• Source data
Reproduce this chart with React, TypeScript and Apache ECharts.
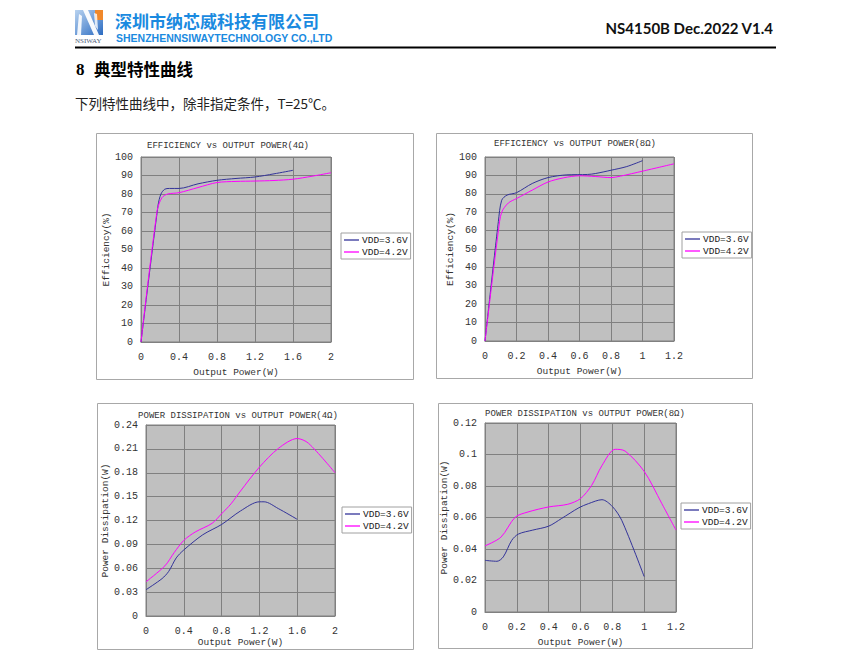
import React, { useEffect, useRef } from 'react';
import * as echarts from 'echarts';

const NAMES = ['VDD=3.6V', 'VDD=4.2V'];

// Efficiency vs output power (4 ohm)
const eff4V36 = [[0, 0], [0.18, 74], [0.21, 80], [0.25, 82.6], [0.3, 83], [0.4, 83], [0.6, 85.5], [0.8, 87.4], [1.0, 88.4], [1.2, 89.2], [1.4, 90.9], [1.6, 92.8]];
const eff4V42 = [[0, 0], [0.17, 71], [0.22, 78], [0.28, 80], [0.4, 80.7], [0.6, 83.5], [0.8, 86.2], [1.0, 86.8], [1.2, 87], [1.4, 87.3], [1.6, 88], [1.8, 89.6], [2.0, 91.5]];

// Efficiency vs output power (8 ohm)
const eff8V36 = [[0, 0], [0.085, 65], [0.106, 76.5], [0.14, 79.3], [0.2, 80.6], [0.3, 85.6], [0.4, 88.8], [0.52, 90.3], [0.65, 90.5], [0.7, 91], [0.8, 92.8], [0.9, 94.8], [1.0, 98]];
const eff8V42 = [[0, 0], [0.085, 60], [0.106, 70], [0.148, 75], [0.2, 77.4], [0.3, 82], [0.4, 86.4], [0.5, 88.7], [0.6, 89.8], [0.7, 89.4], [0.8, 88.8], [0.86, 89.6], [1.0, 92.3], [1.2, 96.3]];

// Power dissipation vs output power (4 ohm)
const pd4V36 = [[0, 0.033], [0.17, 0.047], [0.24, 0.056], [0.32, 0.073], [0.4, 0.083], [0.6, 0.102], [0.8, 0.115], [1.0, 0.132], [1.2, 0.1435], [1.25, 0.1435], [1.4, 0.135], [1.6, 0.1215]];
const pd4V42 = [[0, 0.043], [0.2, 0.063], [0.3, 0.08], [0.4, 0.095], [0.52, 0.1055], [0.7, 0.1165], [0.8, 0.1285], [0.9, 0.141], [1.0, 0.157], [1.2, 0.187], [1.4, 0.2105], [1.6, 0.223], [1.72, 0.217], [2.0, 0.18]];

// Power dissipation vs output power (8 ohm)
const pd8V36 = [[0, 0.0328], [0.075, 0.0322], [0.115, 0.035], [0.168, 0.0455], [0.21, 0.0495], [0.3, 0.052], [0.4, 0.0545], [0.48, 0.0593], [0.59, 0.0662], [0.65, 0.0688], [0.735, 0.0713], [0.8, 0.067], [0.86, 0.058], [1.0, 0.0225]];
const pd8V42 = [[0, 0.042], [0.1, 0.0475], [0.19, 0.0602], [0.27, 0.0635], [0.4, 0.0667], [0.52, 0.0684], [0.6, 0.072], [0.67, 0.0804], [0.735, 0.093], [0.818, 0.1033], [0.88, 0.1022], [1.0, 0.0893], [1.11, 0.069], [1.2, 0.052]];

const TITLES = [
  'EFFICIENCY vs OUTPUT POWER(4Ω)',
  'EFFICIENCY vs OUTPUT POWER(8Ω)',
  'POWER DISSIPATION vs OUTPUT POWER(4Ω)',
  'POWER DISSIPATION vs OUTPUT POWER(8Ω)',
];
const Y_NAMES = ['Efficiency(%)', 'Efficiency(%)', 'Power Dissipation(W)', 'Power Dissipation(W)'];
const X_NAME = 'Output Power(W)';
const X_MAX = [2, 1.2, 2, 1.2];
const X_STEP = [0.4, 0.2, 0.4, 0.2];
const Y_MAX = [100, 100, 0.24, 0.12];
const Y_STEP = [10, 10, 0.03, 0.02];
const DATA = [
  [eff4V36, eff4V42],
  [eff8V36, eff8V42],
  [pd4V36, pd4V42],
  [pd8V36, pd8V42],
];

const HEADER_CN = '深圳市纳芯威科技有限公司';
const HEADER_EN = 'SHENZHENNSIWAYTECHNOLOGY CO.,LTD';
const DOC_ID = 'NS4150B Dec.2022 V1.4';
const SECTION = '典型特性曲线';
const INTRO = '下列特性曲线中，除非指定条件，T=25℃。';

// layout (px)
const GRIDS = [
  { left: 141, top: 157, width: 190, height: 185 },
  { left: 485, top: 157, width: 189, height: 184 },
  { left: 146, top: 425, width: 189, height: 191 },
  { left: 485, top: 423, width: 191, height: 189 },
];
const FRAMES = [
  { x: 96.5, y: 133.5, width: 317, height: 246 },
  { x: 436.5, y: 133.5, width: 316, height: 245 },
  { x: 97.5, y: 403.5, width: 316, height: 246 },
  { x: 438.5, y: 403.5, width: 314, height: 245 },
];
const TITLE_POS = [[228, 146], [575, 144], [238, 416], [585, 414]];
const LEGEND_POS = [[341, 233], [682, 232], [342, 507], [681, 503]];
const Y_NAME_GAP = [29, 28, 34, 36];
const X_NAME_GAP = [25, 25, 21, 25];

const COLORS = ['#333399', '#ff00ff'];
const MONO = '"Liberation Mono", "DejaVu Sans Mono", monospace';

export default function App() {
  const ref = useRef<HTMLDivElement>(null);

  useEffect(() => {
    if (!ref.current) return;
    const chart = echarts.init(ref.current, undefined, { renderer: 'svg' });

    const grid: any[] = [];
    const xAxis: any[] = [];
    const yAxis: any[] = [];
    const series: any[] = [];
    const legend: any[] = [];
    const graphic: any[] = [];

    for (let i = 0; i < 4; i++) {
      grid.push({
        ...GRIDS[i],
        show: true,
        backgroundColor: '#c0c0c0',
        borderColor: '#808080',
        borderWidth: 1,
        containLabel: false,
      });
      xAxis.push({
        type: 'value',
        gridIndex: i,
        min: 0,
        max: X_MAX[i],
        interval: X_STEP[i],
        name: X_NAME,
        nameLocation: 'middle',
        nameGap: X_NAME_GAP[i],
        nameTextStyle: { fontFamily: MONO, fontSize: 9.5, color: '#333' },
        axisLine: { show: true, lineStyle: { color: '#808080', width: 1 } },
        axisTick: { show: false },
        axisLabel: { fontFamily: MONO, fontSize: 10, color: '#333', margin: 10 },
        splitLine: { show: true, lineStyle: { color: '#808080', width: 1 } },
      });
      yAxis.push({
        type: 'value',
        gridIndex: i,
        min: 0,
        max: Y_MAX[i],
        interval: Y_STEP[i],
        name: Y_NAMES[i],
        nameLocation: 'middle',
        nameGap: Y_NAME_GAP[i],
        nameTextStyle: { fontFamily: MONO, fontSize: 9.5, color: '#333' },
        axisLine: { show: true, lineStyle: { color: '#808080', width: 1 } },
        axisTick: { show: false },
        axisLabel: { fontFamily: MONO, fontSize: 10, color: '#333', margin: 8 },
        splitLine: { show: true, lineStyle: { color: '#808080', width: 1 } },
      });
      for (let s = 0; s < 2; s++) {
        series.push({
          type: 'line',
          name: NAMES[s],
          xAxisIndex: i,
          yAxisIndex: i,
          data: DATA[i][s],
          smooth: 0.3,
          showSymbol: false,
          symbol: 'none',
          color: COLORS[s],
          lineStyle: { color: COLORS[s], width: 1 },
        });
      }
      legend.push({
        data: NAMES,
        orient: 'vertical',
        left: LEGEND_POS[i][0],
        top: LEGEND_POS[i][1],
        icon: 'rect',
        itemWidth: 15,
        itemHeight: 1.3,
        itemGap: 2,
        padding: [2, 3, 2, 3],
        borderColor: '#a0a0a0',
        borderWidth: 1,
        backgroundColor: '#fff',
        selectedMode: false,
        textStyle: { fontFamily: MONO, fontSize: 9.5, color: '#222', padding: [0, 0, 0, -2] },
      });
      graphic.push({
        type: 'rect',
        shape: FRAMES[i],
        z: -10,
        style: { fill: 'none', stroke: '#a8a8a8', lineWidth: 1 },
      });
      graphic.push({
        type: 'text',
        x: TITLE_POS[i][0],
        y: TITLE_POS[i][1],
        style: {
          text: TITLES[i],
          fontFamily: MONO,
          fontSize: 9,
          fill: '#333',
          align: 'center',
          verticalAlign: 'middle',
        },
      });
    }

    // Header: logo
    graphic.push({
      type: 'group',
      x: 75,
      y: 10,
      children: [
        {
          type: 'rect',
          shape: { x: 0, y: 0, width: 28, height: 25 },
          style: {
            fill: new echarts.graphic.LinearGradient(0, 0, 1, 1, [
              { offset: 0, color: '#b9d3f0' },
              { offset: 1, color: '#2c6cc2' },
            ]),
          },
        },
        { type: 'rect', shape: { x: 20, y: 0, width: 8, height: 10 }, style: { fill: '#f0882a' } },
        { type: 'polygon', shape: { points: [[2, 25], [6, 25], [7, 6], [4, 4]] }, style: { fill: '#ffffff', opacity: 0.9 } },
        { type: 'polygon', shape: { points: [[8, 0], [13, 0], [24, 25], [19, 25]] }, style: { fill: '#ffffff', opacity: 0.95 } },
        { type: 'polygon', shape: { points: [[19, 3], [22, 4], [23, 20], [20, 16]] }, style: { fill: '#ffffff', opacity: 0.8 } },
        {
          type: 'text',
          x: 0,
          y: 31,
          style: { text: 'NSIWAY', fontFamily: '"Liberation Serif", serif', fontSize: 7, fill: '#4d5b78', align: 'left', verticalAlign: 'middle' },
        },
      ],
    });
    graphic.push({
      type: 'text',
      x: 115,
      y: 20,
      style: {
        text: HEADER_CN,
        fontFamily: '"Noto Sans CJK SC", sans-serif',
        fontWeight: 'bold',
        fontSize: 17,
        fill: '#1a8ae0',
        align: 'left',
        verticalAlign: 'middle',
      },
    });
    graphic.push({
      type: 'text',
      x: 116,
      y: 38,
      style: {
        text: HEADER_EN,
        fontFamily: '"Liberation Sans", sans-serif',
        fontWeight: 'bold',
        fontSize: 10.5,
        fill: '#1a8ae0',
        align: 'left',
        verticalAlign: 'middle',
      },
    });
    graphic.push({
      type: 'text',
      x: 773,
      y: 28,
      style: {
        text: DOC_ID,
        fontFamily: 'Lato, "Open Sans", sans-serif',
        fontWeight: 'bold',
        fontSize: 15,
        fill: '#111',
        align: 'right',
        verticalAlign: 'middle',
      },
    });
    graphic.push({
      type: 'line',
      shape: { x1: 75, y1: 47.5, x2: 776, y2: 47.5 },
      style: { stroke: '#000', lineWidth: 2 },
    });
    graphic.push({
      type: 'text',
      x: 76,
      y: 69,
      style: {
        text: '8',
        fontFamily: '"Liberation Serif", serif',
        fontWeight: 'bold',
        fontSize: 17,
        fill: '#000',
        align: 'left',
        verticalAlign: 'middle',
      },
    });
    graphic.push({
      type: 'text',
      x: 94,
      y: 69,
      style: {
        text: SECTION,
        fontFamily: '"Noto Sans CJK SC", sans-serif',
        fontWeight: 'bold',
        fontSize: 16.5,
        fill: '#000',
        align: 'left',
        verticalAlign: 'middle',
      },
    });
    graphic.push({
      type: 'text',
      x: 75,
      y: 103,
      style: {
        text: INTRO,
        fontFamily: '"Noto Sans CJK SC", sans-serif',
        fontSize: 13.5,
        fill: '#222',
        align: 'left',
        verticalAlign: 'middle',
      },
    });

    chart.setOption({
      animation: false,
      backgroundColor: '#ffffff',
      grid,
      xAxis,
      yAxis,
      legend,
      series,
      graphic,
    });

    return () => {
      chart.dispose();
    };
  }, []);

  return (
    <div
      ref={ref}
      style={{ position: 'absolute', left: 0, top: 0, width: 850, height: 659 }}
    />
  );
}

• Exercise prompt
Give back exactly the lines from the first line of the data through the line with "89.6], [2.0, 91.5]];", pictures excluded.

• Solution below
Reproduce this chart with React, TypeScript and Apache ECharts.
import React, { useEffect, useRef } from 'react';
import * as echarts from 'echarts';

const NAMES = ['VDD=3.6V', 'VDD=4.2V'];

// Efficiency vs output power (4 ohm)
const eff4V36 = [[0, 0], [0.18, 74], [0.21, 80], [0.25, 82.6], [0.3, 83], [0.4, 83], [0.6, 85.5], [0.8, 87.4], [1.0, 88.4], [1.2, 89.2], [1.4, 90.9], [1.6, 92.8]];
const eff4V42 = [[0, 0], [0.17, 71], [0.22, 78], [0.28, 80], [0.4, 80.7], [0.6, 83.5], [0.8, 86.2], [1.0, 86.8], [1.2, 87], [1.4, 87.3], [1.6, 88], [1.8, 89.6], [2.0, 91.5]];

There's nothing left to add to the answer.